Sonuç mu! Bu furyayı başlatan kişi veya kişiler startup olmayı ya da yapmayı başaramadılar. Lokma deyince bir de aklıma İzmir geldi. Evet evet şehir olan İzmir’den bahsediyorum. Konuyla alakasız ancak İzmir’de lokma satmak neredeyse imkansız. Çünkü bu şehirde hayrına ücretsiz lokma dağıtma geleneği mevcut. Herhangi bir kişi; cenaze, doğum ya da farklı özel bir durum için lokmacılarla anlaşıp, adet belirterek ödeme yapıyor. Tabi lokasyonu da o belirliyor ve taze lokma dökülüp dağıtılan araç ilgili bölgede yoldan gelip geçen herkese lokma dağıtıyor. Aklıma gelmişken paylaşmak istedim.

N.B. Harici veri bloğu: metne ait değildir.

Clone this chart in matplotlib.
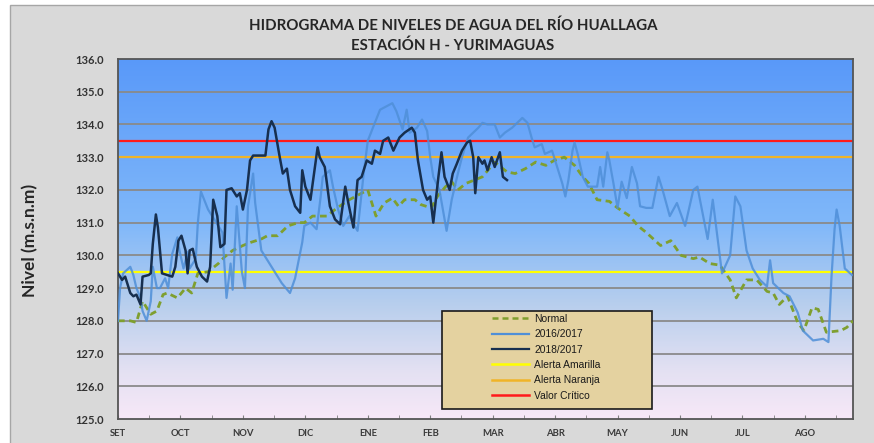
import numpy as np
import matplotlib.pyplot as plt
from matplotlib.patches import Rectangle
from matplotlib.lines import Line2D

# -----------------------------
# Data (days counted from 1 SET, level in m.s.n.m)
# -----------------------------
months = ["SET", "OCT", "NOV", "DIC", "ENE", "FEB", "MAR", "ABR", "MAY", "JUN", "JUL", "AGO"]

normal_day = [0, 6, 9, 12, 16, 19, 22, 24, 29, 33, 36, 39, 44, 49, 52, 56, 61, 65, 70, 73,
              78, 83, 88, 91, 95, 102, 107, 113, 122, 126, 130, 134, 137, 140, 145, 148, 153,
              156, 160, 163, 166, 170, 174, 178, 184, 190, 194, 199, 204, 209, 213, 218, 223,
              227, 230, 234, 240, 244, 250, 254, 258, 265, 270, 275, 281, 284, 289, 294, 299,
              302, 307, 312, 317, 320, 323, 327, 332, 335, 339, 342, 346, 353, 356, 359]
normal_lvl = [128.0, 128.0, 127.95, 128.6, 128.2, 128.3, 128.8, 128.85, 128.7, 129.0, 128.85,
              129.45, 129.5, 129.75, 129.95, 130.15, 130.3, 130.4, 130.5, 130.6, 130.6, 130.9,
              131.0, 131.0, 131.2, 131.2, 131.45, 131.7, 132.0, 131.2, 131.6, 131.75, 131.5,
              131.7, 131.7, 131.55, 131.45, 131.8, 132.1, 132.25, 132.0, 132.2, 132.3, 132.4,
              132.85, 132.55, 132.5, 132.65, 132.85, 132.75, 132.9, 133.0, 132.75, 132.4, 132.2,
              131.7, 131.65, 131.45, 131.2, 130.9, 130.7, 130.3, 130.45, 130.0, 129.9, 129.95,
              129.75, 129.7, 129.25, 128.7, 129.25, 129.25, 128.9, 128.85, 128.5, 128.75, 127.95,
              127.7, 128.4, 128.35, 127.65, 127.7, 127.8, 128.0]

y2016_day = [0, 1, 2.5, 6, 7.5, 9, 11, 12, 14, 16, 17, 19, 20.5, 23, 24.5, 26.5, 29, 30, 32, 34,
             35, 38, 39, 40.5, 44, 47, 51, 53, 55, 56, 58, 60.5, 62, 63.5, 66, 67, 70, 73, 77,
             80, 84, 86.5, 90, 91, 94, 97, 99, 100, 103.5, 105, 107.5, 110, 113, 117, 120, 122,
             124.5, 128, 131, 134, 136, 139, 141, 142.5, 146, 148.5, 151, 152.5, 154, 157,
             160.5, 163, 166, 168, 171, 176, 178, 180.5, 184, 186.5, 189, 192.5, 197.5, 200,
             202, 203.5, 207, 208.5, 212, 214.5, 217, 218.5, 220, 222, 223, 224.5, 227, 229.5,
             234, 235.5, 237, 239, 240, 242, 244, 246, 248.5, 251, 253.5, 255, 258, 261, 264,
             266, 269.5, 273, 277, 281, 283, 288, 290.5, 295, 299, 301.5, 304, 307, 310, 313.5,
             317, 318.5, 320, 325, 328, 332, 334.5, 339.5, 344.5, 347, 348.5, 350, 351, 352.5,
             355, 358.5]
y2016_lvl = [128.0, 129.0, 129.45, 129.65, 129.4, 129.0, 128.7, 128.3, 128.0, 128.6, 129.65,
             129.0, 129.0, 129.3, 129.0, 130.05, 130.55, 130.15, 129.6, 130.1, 129.6, 129.9,
             131.0, 131.95, 131.4, 131.1, 130.7, 128.7, 129.75, 128.95, 131.5, 129.5, 129.0,
             131.5, 132.5, 131.6, 130.15, 129.85, 129.45, 129.15, 128.85, 129.3, 130.4, 130.9,
             131.0, 130.8, 131.8, 132.4, 132.6, 132.1, 131.4, 130.9, 131.2, 130.75, 132.5,
             133.5, 133.9, 134.45, 134.55, 134.65, 134.4, 133.85, 134.45, 133.75, 133.9, 134.15,
             133.8, 133.0, 132.4, 132.0, 130.75, 131.7, 132.5, 133.0, 133.6, 133.9, 134.05,
             134.0, 134.0, 133.6, 133.75, 133.9, 134.2, 134.05, 133.6, 133.3, 133.4, 133.1,
             133.2, 132.7, 132.2, 131.8, 132.3, 133.2, 133.45, 133.1, 132.4, 132.1, 132.1,
             132.7, 132.1, 133.15, 132.9, 132.2, 131.45, 132.25, 131.75, 132.7, 132.2, 131.5,
             131.45, 131.45, 132.4, 132.0, 131.2, 131.6, 130.9, 132.0, 132.1, 130.5, 131.7,
             129.45, 130.0, 131.8, 131.5, 130.15, 129.6, 129.25, 129.05, 129.85, 129.15, 128.85,
             128.75, 128.25, 127.7, 127.4, 127.45, 127.35, 129.35, 130.8, 131.4, 130.9, 129.6,
             129.4]

y2018_day = [0, 2, 3.5, 6, 7.5, 9, 11, 12, 15, 16, 17, 18.5, 19.5, 21.5, 24, 26.5, 28, 29.5,
             31, 33, 34, 35, 36.5, 38.5, 41, 43.5, 45, 46.5, 48.5, 50, 52, 53, 55.5, 58, 59.5,
             61, 63, 64.5, 66, 72, 73.5, 75, 76.5, 79, 80.5, 82.5, 84, 86.5, 89, 90, 91.5, 94,
             97.5, 98.5, 101, 103.5, 106, 108.5, 111, 112.5, 115, 117, 119, 121.5, 124, 125.5,
             128, 129.5, 132, 134.5, 137.5, 140, 143.5, 145, 146.5, 149, 151, 152.5, 154,
             156.5, 158, 159.5, 162, 163.5, 165.5, 168, 170.5, 172, 173.5, 174.5, 176, 178,
             179, 180.5, 182.5, 184, 186.5, 188, 190]
y2018_lvl = [129.45, 129.25, 129.35, 128.85, 128.75, 128.8, 128.5, 129.35, 129.4, 129.45,
             130.35, 131.25, 130.85, 129.45, 129.4, 129.35, 129.65, 130.45, 130.6, 130.15,
             129.45, 130.15, 130.2, 129.65, 129.35, 129.2, 129.65, 131.7, 131.2, 130.25, 130.35,
             132.0, 132.05, 131.8, 131.9, 131.4, 132.0, 132.9, 133.05, 133.05, 133.85, 134.1,
             133.9, 133.0, 132.5, 132.65, 132.0, 131.5, 131.3, 132.6, 132.1, 131.7, 133.3,
             133.0, 132.7, 131.5, 131.1, 130.95, 132.1, 131.6, 130.85, 132.3, 132.4, 132.9,
             132.8, 133.2, 133.1, 133.5, 133.6, 133.2, 133.6, 133.75, 133.9, 133.75, 132.9,
             132.0, 131.7, 131.8, 131.0, 132.4, 133.15, 132.4, 132.0, 132.5, 132.8, 133.2,
             133.45, 133.5, 133.0, 131.9, 133.0, 132.8, 132.9, 132.6, 133.0, 132.7, 133.15,
             132.4, 132.3]

alerta_amarilla = 129.5
alerta_naranja = 133.0
valor_critico = 133.5

# -----------------------------
# Figure
# -----------------------------
fig = plt.figure(figsize=(8.74, 4.43), dpi=100, facecolor="white")
fig.patches.append(Rectangle((10 / 874, -0.01), 1, 1 - 5 / 443 + 0.01, transform=fig.transFigure,
                             facecolor="#d9d9d9", edgecolor="#a6a6a6", lw=1.0, zorder=-10))

ax = fig.add_axes([118 / 874, 24 / 443, 735 / 874, 360 / 443])
ax.set_zorder(1)
x_max = 359
ax.set_xlim(0, x_max)
ax.set_ylim(125, 136)

# gradient background
stops = np.array([125, 126.5, 128.5, 131, 136])
cols = np.array([[0.97, 0.91, 0.97],
                 [0.89, 0.88, 0.95],
                 [0.72, 0.81, 0.93],
                 [0.50, 0.72, 0.98],
                 [0.35, 0.60, 0.98]])
yy = np.linspace(125, 136, 300)
grad = np.stack([np.interp(yy, stops, cols[:, k]) for k in range(3)], axis=-1)
ax.imshow(grad[::-1, None, :], extent=[0, x_max, 125, 136], aspect="auto", zorder=0)

for v in np.arange(126, 136, 1.0):
    ax.axhline(v, color="#8a8a8a", lw=1.3, zorder=1)

ax.axhline(alerta_amarilla, color="#ffff00", lw=1.6, zorder=2)
ax.axhline(alerta_naranja, color="#f0b428", lw=1.6, zorder=2)
ax.axhline(valor_critico, color="#ff1a1a", lw=1.6, zorder=2)

ax.plot(normal_day, normal_lvl, color="#7f9f2f", lw=2.0, ls=(0, (2.4, 1.6)), zorder=3,
        dash_joinstyle="round")
ax.plot(y2016_day, y2016_lvl, color="#4f8fd8", lw=1.6, alpha=0.85, zorder=3.5,
        solid_joinstyle="round")
ax.plot(y2018_day, y2018_lvl, color="#172f4f", lw=1.8, zorder=4, solid_joinstyle="round")

# axes styling
month_pos = np.arange(len(months)) * 30.5
ax.set_xticks(month_pos)
ax.set_xticklabels(months, fontfamily="Lato", fontweight="bold", fontsize=6.8, color="#3a3a3a")
ax.set_xticks(month_pos + 15.25, minor=True)
ax.tick_params(axis="x", which="both", direction="in", length=3, color="#808080", pad=7)
ax.set_yticks(np.arange(125, 136.5, 1.0))
ax.set_yticklabels([f"{v:.1f}" for v in np.arange(125, 136.5, 1.0)],
                   fontfamily="Lato", fontweight="bold", fontsize=8, color="#333333")
ax.tick_params(axis="y", length=0, pad=10)
for s in ax.spines.values():
    s.set_color("#555555")
    s.set_linewidth(1.3)

fig.text(453 / 874, 1 - 26 / 443, "HIDROGRAMA DE NIVELES DE AGUA DEL RÍO HUALLAGA",
         ha="center", va="center", fontfamily="Lato", fontweight="bold", fontsize=10.8,
         color="#262626")
fig.text(453 / 874, 1 - 46 / 443, "ESTACIÓN H - YURIMAGUAS",
         ha="center", va="center", fontfamily="Lato", fontweight="bold", fontsize=10.8,
         color="#262626")
fig.text(30 / 874, 1 - 240 / 443, "Nivel (m.s.n.m)", rotation=90, ha="center", va="center",
         fontfamily="Lato", fontweight="bold", fontsize=12.5, color="#262626")

# legend (parchment box + frameless legend)
ax.add_patch(Rectangle((324 / 735, 10 / 360), 210 / 735, 98 / 360, transform=ax.transAxes,
                       facecolor="#e4d2a0", edgecolor="#1a1a1a", lw=1.2, zorder=5))
handles = [
    Line2D([], [], color="#7f9f2f", lw=1.8, ls=(0, (2.4, 1.6))),
    Line2D([], [], color="#4f8fd8", lw=1.6),
    Line2D([], [], color="#172f4f", lw=1.6),
    Line2D([], [], color="#ffff00", lw=1.8),
    Line2D([], [], color="#f0b428", lw=1.8),
    Line2D([], [], color="#ff1a1a", lw=1.8),
]
labels = ["Normal", "2016/2017", "2018/2017", "Alerta Amarilla", "Alerta Naranja", "Valor Crítico"]
leg = ax.legend(handles, labels, loc="upper left", bbox_to_anchor=(374 / 735, 105 / 360),
                frameon=False, borderpad=0, borderaxespad=0, handlelength=3.6,
                handletextpad=0.5, labelspacing=0.52,
                prop={"family": "Liberation Sans", "size": 7.4})
leg.set_zorder(6)
for t in leg.get_texts():
    t.set_color("#1a1a1a")

plt.savefig("out.png", dpi=100, facecolor=fig.get_facecolor())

Biz dönelim kendi konumuza. Startup konusunda beni en çok üzen olayı da sizlerle paylaşmak isterim. Aslında üzülmek size belki abartı gelebilir. Ancak anlattığımda pek çoğunuzun bana yakın duygular içinde olacağınızı düşünüyorum. Aranızda bu hikayeyi bilenler elbette vardır. Ben size dünyaca ünlü bir burger zinciri olan Mc Donald’s markasından bahsetmek istiyorum. Belki de dünyanın en büyüklerinden olan bu markanın isim hakkının kurucuları olan Dick ve Mac kardeşler. Bu arada Mc Donald’s isim hakkı, marka kurucusu bu kardeşlerde değil.

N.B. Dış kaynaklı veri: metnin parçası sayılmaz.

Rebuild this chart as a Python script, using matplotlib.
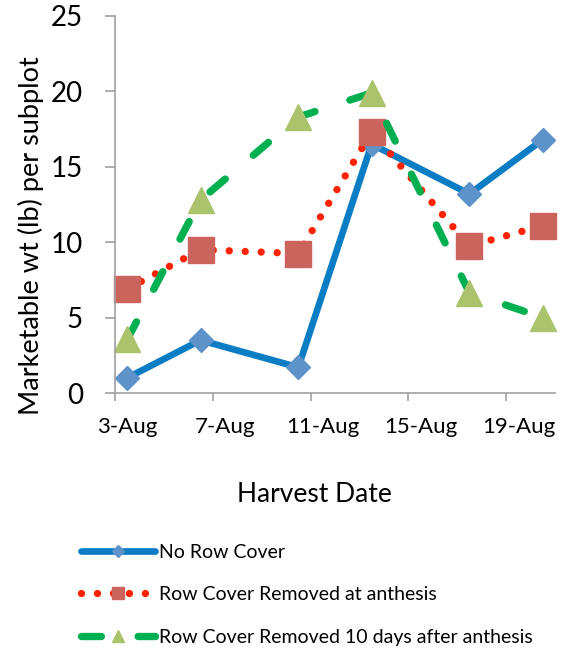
import numpy as np
import matplotlib
matplotlib.use("Agg")
import matplotlib.pyplot as plt
import matplotlib.dates as mdates

plt.rcParams['font.family'] = ['Lato', 'DejaVu Sans']

# harvest dates and marketable weight (lb) per subplot
harvest_dates = np.array(['2013-08-03', '2013-08-06', '2013-08-10',
                          '2013-08-13', '2013-08-17', '2013-08-20'], dtype='datetime64[D]')
no_cover = [1.0, 3.5, 1.7, 16.5, 13.2, 16.8]
removed_anthesis = [6.9, 9.5, 9.25, 17.3, 9.75, 11.1]
removed_10d = [3.55, 12.8, 18.3, 19.9, 6.65, 5.0]
series_names = ['No Row Cover', 'Row Cover Removed at anthesis',
                'Row Cover Removed 10 days after anthesis']
tick_dates = np.array(['2013-08-03', '2013-08-07', '2013-08-11',
                       '2013-08-15', '2013-08-19'], dtype='datetime64[D]')

fig = plt.figure(figsize=(5.68, 6.48), dpi=100)
ax = fig.add_axes([115 / 568, 1 - 393 / 648, 440 / 568, 377 / 648])

x = mdates.date2num(harvest_dates)

ax.plot(x, no_cover, color='#0A7DC5', lw=4.8, solid_capstyle='round',
        marker='D', ms=12.3, mfc='#5E93C9', mec='#5E93C9',
        label=series_names[0], clip_on=False)
ax.plot(x, removed_anthesis, color='#FF2200', lw=5.3, linestyle=(0, (0.001, 2.17)),
        dash_capstyle='round', marker='s', ms=18.5, mfc='#CC645E', mec='#CC645E',
        label=series_names[1], clip_on=False)
ax.plot(x, removed_10d, color='#00B050', lw=5.3, linestyle=(0, (2.7, 5.0)),
        dash_capstyle='round', marker='^', ms=18.5, mfc='#AAC36C', mec='#AAC36C',
        label=series_names[2], clip_on=False)

ax.set_ylim(0, 25)
ax.set_yticks(np.arange(0, 26, 5))
ax.set_xlim(x[0] - 0.5, x[-1] + 0.5)

tick_x = mdates.date2num(tick_dates)
ax.set_xticks(tick_x)
ax.xaxis.set_major_formatter(mdates.DateFormatter('%-d-%b'))
ax.set_xticks(tick_x - 0.5, minor=True)

for s in ['top', 'right']:
    ax.spines[s].set_visible(False)
for s in ['left', 'bottom']:
    ax.spines[s].set_color('#A0A0A0')
    ax.spines[s].set_linewidth(1.2)

ax.tick_params(axis='x', which='major', length=0, pad=17, labelsize=16)
ax.tick_params(axis='x', which='minor', length=6, width=1.2, color='#A0A0A0')
ax.tick_params(axis='y', length=7, width=1.2, color='#A0A0A0', pad=16, labelsize=20)

fig.text(314 / 568, 1 - 494 / 648, 'Harvest Date', ha='center', va='center', fontsize=19)
fig.text(31 / 568, 1 - 236 / 648, 'Marketable wt (lb) per subplot', rotation=90,
         ha='center', va='center', fontsize=19.5)

leg = fig.legend(loc='upper left', bbox_to_anchor=(81 / 568, 1 - 544 / 648),
                 frameon=False, fontsize=14, handlelength=3.8, handletextpad=0.2,
                 labelspacing=1.3, borderpad=0, borderaxespad=0, numpoints=1)
for h, ms in zip(leg.legend_handles, [6.5, 9, 9]):
    h.set_markersize(ms)

fig.savefig('out.png', dpi=100)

Bu nasıl mı oldu! 1940’da ilk olarak Mc Donald kardeşler bu işe Amerika’da yaygın olan arabaya servis “drive thru” konsepti ile başladılar. İlk olarak BAR-B-Q menüsüne sahip olan Mc Donald’s, 1948’de bu menüyü bırakarak hamburger, cheeseburger, meşrubat, süt, kahve, patates cipsi ve dilim turtadan oluşan, daha basit bir menüye geçtiler. İşlerine tek restoran ile devam eden kardeşler için 1954 yılı kara bir yıl oldu diyebiliriz. Onların Startup’ını ele geçirecek olan Ray Kroc ile tanıştılar. Bu beyefendi milkshake karıştırıcısı satan, standart bir pazarlamacı iken; Mc Donald kardeşlerin kurduğu sisteme hayran kalarak, ABD’deki milli bayilik aracısı olmaya karar verdi. Aldığı isim hakkı hakları ile ilk iki yılda 40 restorana, beşinci yılında 200 restorana ulaştı. Bu güç sayesinde 1961 yılında 2.7 milyon dolara Mc Donald’s ismini tamamen satın aldı.

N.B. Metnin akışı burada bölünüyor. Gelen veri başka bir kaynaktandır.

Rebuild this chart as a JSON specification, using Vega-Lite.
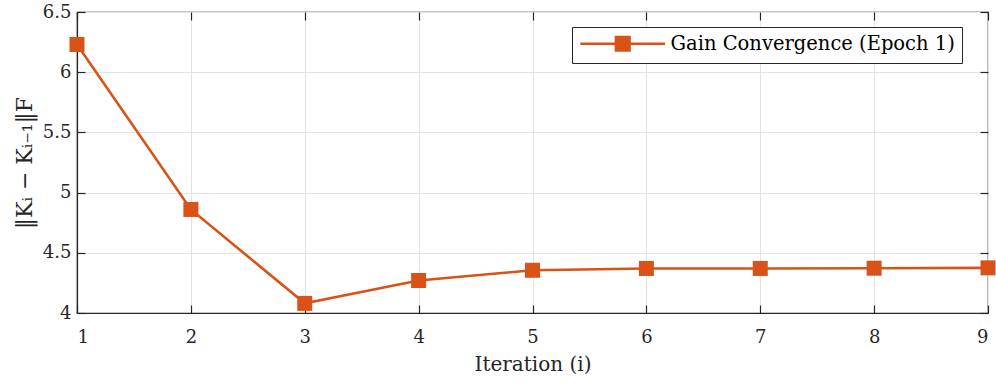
{
  "$schema": "https://vega.github.io/schema/vega-lite/v6.json",
  "width": 911,
  "height": 301,
  "autosize": {"type": "none"},
  "padding": {"left": 77, "top": 12, "right": 8, "bottom": 72},
  "background": "white",
  "config": {
    "font": "DejaVu Serif",
    "view": {"stroke": "#262626", "strokeWidth": 1.2},
    "axis": {
      "domainColor": "#262626",
      "domainWidth": 1.2,
      "tickColor": "#262626",
      "tickSize": -8,
      "tickWidth": 1.2,
      "labelColor": "#262626",
      "labelFontSize": 18,
      "titleColor": "#262626",
      "titleFontSize": 20,
      "titleFontWeight": "normal",
      "gridColor": "#e3e3e3",
      "gridWidth": 1
    }
  },
  "data": {
    "values": [
      {"iter": 1, "norm": 6.23, "series": "Gain Convergence (Epoch 1)"},
      {"iter": 2, "norm": 4.86, "series": "Gain Convergence (Epoch 1)"},
      {"iter": 3, "norm": 4.08, "series": "Gain Convergence (Epoch 1)"},
      {"iter": 4, "norm": 4.27, "series": "Gain Convergence (Epoch 1)"},
      {"iter": 5, "norm": 4.355, "series": "Gain Convergence (Epoch 1)"},
      {"iter": 6, "norm": 4.37, "series": "Gain Convergence (Epoch 1)"},
      {"iter": 7, "norm": 4.37, "series": "Gain Convergence (Epoch 1)"},
      {"iter": 8, "norm": 4.372, "series": "Gain Convergence (Epoch 1)"},
      {"iter": 9, "norm": 4.375, "series": "Gain Convergence (Epoch 1)"}
    ]
  },
  "resolve": {"axis": {"x": "independent", "y": "independent"}},
  "layer": [
    {
      "mark": {"type": "line", "strokeWidth": 2.6, "clip": false},
      "encoding": {
        "x": {
          "field": "iter", "type": "quantitative",
          "scale": {"domain": [1, 9], "nice": false, "zero": false},
          "axis": {"values": [1, 2, 3, 4, 5, 6, 7, 8, 9], "title": "Iteration (i)", "labelPadding": 23, "titlePadding": 8, "orient": "bottom", "grid": true}
        },
        "y": {
          "field": "norm", "type": "quantitative",
          "scale": {"domain": [4, 6.5], "nice": false, "zero": false},
          "axis": {"values": [4, 4.5, 5, 5.5, 6, 6.5], "format": "~g", "title": "‖Kᵢ − Kᵢ₋₁‖F", "titleFontSize": 22, "labelPadding": 14, "titlePadding": 6, "orient": "left", "grid": true}
        },
        "color": {
          "field": "series", "type": "nominal",
          "scale": {"range": ["#D95319"]},
          "legend": {
            "title": null,
            "orient": "none",
            "legendX": 495,
            "legendY": 15,
            "strokeColor": "#262626",
            "fillColor": "white",
            "padding": 7,
            "labelFontSize": 19.5,
            "labelColor": "#000000",
            "labelLimit": 400,
            "labelOffset": 38,
            "symbolOffset": 34,
            "symbolType": "M-5.3,0H5.3M-0.85,-0.85H0.85V0.85H-0.85Z",
            "symbolSize": 256,
            "symbolStrokeWidth": 2.6,
            "symbolFillColor": "#D95319",
            "symbolStrokeColor": "#D95319",
            "symbolOpacity": 1
          }
        }
      }
    },
    {
      "mark": {"type": "square", "size": 225, "filled": true, "opacity": 1, "color": "#D95319", "clip": false},
      "encoding": {
        "x": {"field": "iter", "type": "quantitative", "axis": {"orient": "top", "labels": false, "title": null, "domain": false, "grid": false, "values": [1, 2, 3, 4, 5, 6, 7, 8, 9]}},
        "y": {"field": "norm", "type": "quantitative", "axis": {"orient": "right", "labels": false, "title": null, "domain": false, "grid": false, "values": [4, 4.5, 5, 5.5, 6, 6.5]}}
      }
    }
  ]
}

Sonuç, ben neden mi üzgünüm! 47 ülkede yer alan ve her gün milyonlarca misafir ağırlayan Mc Donald’s isim sahipleri olan Mc Donald kardeşlerin değil de, bu işin isim hakkını alan bir pazarlamacının oldu .Bir taraf için hüzünlü olan bu hikaye, diğer taraf için bir Startup oldu diyebiliriz bence.
Doğru yerde doğru hamleyi yapmak, o bölgede ya da daha büyük düşünürsek tüm dünyada belli bir ihtiyaç açığını tespit etmek çok başarılı sonuçlar doğurabilir. Bence bunun en iyi örneklerinden biri de Starbucks olabilir. Zira karton bardağın üzerine isim yazdırarak kahve almak çok ilgi çekmiş olacak ki bu startup tüm dünyada yürüdü.
Her alanda bu şekilde ilerlemek artık çok mümkün. Yapmanız gereken sadece eksiği belirlemek, notlar almak, kurucu ortaklar bulmak ve ilk sürümü piyasaya çıkarmak. Çok kolay anlattığıma bakmayın doğru hamleyi yapmak için siz konuyu iyi analiz edin derim. Çünkü bu şekilde ilerlemek isterken tökezleyen çok deneme oldu. Yazımın başında da anlattığım gibi lokmacılar, gurme burgerciler, helvacılar ve hatta son dönemlerde katmerciler eklendi buna.
İnanır mısınız yakın zamanda çiğ görünümlü bir hamurun içinde tavuklu bir karışım yedik. Bunu bize yediren kişi de; bak bu iş çok tutar, ben sana söyleyeyim dedi. Yediğim şeyin adı mı ne? Adı “Bun” üzgünüm ama ben çok sevmedim. Bu yeterince eksik ve aranan bir şey miydi bilemedim. Ben aynı iç harcını tortilla ekmeğine sarılı yesem daha mutlu olurdum. Gerçi pardon tortilla ekmeğine sarılı hali zaten var ve adı da Quesadilla ve uzun yıllardır da menülerde var.
O zaman ne yapıyoruz eğer gıda alanında bir startup yapmak istiyorsak gerçekten eksiği ve açığı bulmamız gerekiyor.